Chair of Bell Shakespeare Company Chair and Coca-Cola Amatil, Suncorp and Westfield Group Director, Ilana Atlas, said while the business sector thought it knew what it needed to learn from the arts sector, it had not yet scratched the surface.
She said business could learn from the way in which arts organisations such as the Bell Shakespeare Company achieved excellence "living off the smell of an oily rag".
"Arts organisations are always doing amazing things with nothing," Ms Atlas said.
Arts organisations were all about innovation and creativity which were embedded in their culture. They thought creatively to use their resources more efficiently.
Business was already using the arts to entertain customers and to inspire staff. Yet business could also use performance to provide a safe and accessible way for their employees to experience complex social situations and to provide insight into these situations, she said.
And businesses were beginning to realise that the only way to differentiate products in an overstocked marketplace was to create something that was transcendent, physically beautiful and emotionally compelling.
"Engaging with the arts changes the way we think and our behaviour. The arts make us confront our beliefs. They connect our hearts and brains - they integrate body and soul," Ms Atlas said.

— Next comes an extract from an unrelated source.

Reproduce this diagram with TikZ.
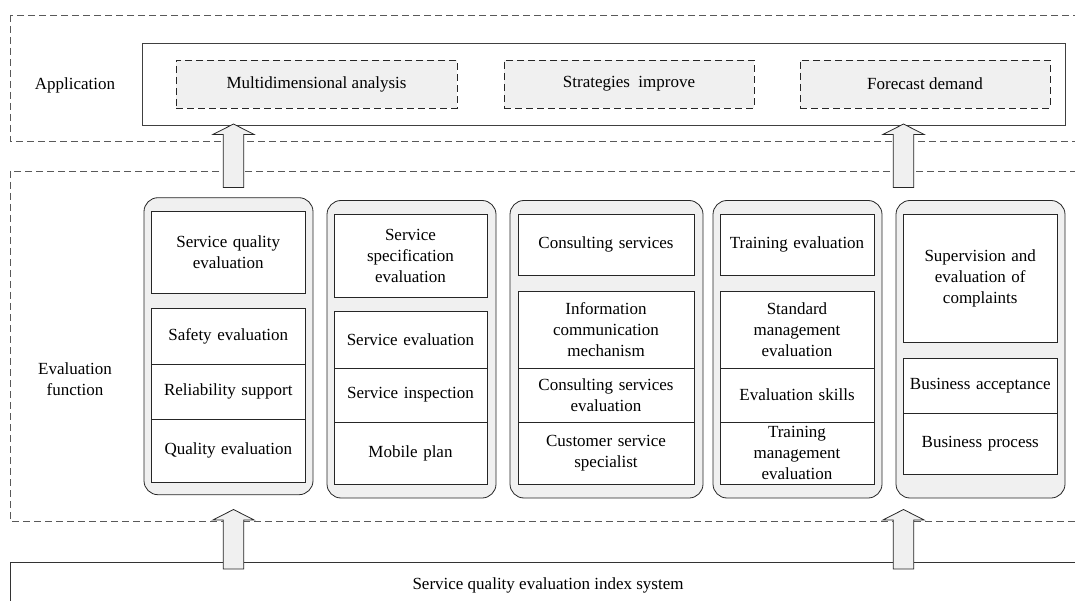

Brink Productions Chair and Australia Business Arts Foundation (AbaF) State Councillor, which links arts groups with business and donors, Carolyn Mitchell, said South Australia provided particularly diverse opportunities for partnerships between business and the arts.
Ms Mitchell, a commercial law consultant with Cowell Clarke Lawyers and director of a number of arts organisations, said Adelaide's smaller community provided a chance for businesses of all sizes to be involved with arts organisations of all sizes.
South Australia had a small layer of larger arts organisations such as the Adelaide Symphony Orchestra and a handful of larger arts sponsors but most businesses were small and medium sized enterprises (SMEs) and most arts ventures were small. More of these were forming partnerships, Ms Mitchell said.
While businesses initially had been involved in the arts to signal the community and social responsibility their shareholders and customers wanted, they were generally enriched by the interaction, she said.
"Being creative in business is transformative... being involved with the arts can and will and should be seen as an ordinary relationship for business," Ms Mitchell said.
Director of the South Australian Museum Director, Dr Suzanne Miller, said South Australia had an enormous potential for partnerships between business and the arts.
"People say we are small but here we cannot afford to have sectors in their ivory towers," she said. "We have the opportunity to be driving the national agenda in partnerships between sectors."
She said the SA Museum had benefited from such integration, fostering conversation between its traditional work "silos": the creative front of house; the scientific research back of house and the business administration.
The SA Museum recognised that it must partner with business and could contribute to the corporate objectives of its partners as well as benefit from accessing different funding sources.
SALA festival director, Penny McAuley, said the SALA festival, which featured the works of 5143 visual artists in 542 business venues throughout South Australia, was an important partnership between business and the arts.
The festival provided significant value to artists as a way of taking their work to the public but it also had incredible value for businesses who housed collections.
"There's an inner artist in all of us, I believe," Ms McAuley said. "SALA is about participation and connectivity with people. It's a pathway for people to engage in dialogue with the arts. Having art in foyers provides an opportunity for customers and employees to have a conversation about things they might not normally talk about - it enriches the depth and diversity of the workplace."
"It activates and ignites the imagination," she said. Engaging with the arts also provided a pathway between businesses and the community they serviced, Ms McAuley said.
The panel told the CEDA audience that the business sector could learn a lot about employee engagement from the arts sector, which was built around partnerships between "people who love what they do".
Arts organisations had a capacity to engage their employees, having the ability to manage bright, talented and sometimes difficult people. And this engagement with the culture of the organisation and a passion for its work enabled arts organisations to do more with less.
Ms Atlas said arts companies were gender agnostic and the sector was the only sector in which men and women worked for equal pay.
"Business is always talking about employee engagement but arts organisations do this all the time. You see women and men doing lots of things, across a whole range of tasks, to produce something excellent. ...they run flexible organisations... they have cross gender roles and responsibilities - all with minimum fuss," she said.
Ms Mitchell said: "The lesson we learn is that if we find something we love doing, money is not the driver."